The same can be said of the SLFP. Not everyone who turned or remained Blue in August was racist. Again, the voter would have been swayed by promises made in the manifesto. As such a more reasonable explication of the election would have been this: that people wanted change. No, not change based on each party’s position on race or religion, but change based on existing political structures and the fact that the UNP controlled the country’s propaganda machine.

There’s more.

Professor H. L. Seneviratne, writing on the 2005 presidential election (“A Jathika President or an Arthika President?”) observed quite correctly that those who propagated the myth that 1956 and its aftermath entailed (based on ethnic hegemony) caused the “most heinous crime” that what he calls the “theoretician elite” could commit.
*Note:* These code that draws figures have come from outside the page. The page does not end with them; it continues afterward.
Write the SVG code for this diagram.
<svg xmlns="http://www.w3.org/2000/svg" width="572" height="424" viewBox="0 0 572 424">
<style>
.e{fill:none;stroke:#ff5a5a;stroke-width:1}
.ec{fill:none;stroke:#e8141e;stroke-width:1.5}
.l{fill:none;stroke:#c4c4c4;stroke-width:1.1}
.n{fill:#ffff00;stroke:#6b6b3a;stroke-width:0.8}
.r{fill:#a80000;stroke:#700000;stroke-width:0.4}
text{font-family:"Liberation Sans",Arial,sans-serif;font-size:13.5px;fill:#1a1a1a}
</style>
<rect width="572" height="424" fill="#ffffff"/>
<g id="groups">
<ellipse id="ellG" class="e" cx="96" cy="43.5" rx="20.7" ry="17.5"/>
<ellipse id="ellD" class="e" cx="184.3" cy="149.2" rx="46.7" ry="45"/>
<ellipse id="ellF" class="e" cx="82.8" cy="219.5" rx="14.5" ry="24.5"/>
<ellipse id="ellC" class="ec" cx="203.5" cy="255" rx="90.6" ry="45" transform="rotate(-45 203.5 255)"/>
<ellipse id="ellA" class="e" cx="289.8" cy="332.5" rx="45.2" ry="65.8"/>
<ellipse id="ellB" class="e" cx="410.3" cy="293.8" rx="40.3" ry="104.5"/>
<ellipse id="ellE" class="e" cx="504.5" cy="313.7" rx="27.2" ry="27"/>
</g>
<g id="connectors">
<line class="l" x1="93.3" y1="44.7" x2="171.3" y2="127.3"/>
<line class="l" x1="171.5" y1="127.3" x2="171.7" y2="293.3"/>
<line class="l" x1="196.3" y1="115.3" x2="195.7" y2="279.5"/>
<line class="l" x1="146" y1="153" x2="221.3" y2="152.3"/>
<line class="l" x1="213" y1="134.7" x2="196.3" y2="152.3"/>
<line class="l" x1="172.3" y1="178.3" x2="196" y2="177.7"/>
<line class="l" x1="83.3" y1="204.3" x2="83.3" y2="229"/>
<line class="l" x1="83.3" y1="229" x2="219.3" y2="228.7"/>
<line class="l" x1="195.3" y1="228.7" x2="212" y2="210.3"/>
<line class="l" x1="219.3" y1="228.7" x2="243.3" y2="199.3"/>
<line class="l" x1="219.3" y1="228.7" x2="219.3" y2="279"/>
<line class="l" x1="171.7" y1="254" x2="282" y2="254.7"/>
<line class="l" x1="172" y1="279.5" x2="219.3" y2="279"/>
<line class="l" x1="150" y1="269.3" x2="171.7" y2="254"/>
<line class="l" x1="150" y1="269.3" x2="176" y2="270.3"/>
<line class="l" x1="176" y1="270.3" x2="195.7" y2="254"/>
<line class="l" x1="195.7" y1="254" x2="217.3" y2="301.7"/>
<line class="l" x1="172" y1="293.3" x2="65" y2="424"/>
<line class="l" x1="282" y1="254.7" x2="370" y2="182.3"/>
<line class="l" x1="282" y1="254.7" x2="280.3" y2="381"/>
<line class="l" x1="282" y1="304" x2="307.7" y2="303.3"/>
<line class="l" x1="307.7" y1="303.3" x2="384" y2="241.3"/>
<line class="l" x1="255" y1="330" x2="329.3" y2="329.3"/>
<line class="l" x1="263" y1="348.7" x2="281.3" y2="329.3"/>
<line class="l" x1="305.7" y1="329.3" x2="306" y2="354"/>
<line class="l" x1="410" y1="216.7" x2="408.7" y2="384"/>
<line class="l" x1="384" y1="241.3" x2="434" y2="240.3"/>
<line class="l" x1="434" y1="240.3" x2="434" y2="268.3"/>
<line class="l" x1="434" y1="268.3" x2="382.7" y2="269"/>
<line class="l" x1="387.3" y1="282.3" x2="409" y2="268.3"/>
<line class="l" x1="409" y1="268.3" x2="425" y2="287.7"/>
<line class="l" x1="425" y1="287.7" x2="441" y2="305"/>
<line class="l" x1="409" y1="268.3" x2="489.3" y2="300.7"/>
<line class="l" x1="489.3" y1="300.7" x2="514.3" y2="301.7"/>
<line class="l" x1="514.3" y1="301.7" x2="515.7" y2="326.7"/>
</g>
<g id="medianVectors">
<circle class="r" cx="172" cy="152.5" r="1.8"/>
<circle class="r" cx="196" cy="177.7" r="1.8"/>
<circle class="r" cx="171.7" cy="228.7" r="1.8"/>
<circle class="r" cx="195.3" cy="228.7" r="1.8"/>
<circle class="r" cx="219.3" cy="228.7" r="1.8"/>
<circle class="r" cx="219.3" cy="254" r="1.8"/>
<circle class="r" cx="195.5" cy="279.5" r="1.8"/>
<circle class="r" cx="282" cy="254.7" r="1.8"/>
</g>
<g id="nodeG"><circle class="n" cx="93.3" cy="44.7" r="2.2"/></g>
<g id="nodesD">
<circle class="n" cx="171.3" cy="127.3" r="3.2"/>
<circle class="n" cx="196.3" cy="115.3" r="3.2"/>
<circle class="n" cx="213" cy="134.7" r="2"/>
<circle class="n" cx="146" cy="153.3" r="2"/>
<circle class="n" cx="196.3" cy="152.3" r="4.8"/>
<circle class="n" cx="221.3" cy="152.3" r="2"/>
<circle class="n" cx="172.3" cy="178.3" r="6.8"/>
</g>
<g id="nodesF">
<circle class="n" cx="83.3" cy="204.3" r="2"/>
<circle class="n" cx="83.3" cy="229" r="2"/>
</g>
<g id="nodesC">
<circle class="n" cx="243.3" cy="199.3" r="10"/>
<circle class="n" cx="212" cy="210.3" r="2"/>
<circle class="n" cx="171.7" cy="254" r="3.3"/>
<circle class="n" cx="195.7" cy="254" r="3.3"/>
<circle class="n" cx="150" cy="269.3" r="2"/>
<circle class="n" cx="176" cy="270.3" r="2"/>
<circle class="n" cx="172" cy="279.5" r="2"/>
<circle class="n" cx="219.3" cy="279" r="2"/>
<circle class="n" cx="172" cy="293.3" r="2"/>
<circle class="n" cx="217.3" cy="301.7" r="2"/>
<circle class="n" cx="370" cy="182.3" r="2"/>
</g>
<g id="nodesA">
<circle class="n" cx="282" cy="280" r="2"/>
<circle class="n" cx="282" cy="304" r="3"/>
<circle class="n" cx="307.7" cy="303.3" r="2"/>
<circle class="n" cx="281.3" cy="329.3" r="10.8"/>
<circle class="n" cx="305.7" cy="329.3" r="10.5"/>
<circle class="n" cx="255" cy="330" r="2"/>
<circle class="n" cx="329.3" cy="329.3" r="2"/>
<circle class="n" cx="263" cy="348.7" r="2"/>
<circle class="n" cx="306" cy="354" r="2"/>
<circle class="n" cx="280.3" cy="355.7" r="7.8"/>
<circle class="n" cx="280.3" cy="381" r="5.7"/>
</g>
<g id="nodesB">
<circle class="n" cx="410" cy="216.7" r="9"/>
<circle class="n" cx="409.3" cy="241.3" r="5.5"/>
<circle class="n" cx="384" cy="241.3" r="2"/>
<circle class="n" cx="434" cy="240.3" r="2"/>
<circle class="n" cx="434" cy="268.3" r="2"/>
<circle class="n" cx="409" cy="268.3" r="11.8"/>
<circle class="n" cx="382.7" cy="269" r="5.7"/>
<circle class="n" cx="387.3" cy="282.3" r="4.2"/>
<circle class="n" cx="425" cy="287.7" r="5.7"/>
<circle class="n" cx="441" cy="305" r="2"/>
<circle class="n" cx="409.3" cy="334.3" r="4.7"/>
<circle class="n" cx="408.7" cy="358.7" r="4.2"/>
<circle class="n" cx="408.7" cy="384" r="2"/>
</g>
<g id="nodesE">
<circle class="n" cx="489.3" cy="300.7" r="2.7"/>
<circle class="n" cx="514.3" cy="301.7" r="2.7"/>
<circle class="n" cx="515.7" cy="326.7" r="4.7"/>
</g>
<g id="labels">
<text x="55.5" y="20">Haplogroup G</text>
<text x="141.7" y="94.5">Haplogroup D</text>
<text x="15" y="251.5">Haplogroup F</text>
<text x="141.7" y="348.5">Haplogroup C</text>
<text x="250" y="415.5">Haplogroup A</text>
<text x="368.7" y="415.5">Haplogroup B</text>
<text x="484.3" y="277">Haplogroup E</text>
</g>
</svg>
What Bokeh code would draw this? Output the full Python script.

True, but as Malinda Seneviratne correctly countered this does not absolve the theoretician elite of the opposing side, i.e. those who were and are opposed to 1956, who in turn kowtowed to racialist populism at each and every opportune moment.

In other words, the elite of both parties, by concealing their racialist, supremacist base, tried to project themselves as “more friendly” towards an all-encompassing national identity which they never really stood for. Yes, we saw 1958 (the riots that is), but we also saw and remember 1977, 1983, and 1997 (the Kalutara prison riots). I believe this was and will continue to be reflected in statements such as those in the Facebook conversation I alluded to earlier.

To sum up: there are racists on both sides of the political equation, here and elsewhere, the reason being that they are human and hence frail. The most party politics can do is to split the racists into two camps, based not on racial outlook but ideological predilection dependent on other factors, economics included. That is why a person can “embrace” a cosmopolitan party, even one as cosmopolitan as Ranil Wickremesinghe’s UNP, without letting go of his or her racialist sentiments.

Yes, I agree this was (in part at least) due to 1956 and the empowerment given to Bandaranaike’s children (in a figurative sense), all of whom thought, owing to how both parties operated thereafter, that the UNP and SLFP considered obeisance to majoritarianism in SOME form a “given”. Part of the reason why we’ve never progressed since then is that we tend to embrace on-the-moment rhetoric, another “given” from both parties.

In the end we have only ourselves to blame. Not the politician, whether he or she be cosmopolitan or racist. The voter, hence, isn’t a mirror reflection of the voted. Never was, never will be. Sad, yes. But true.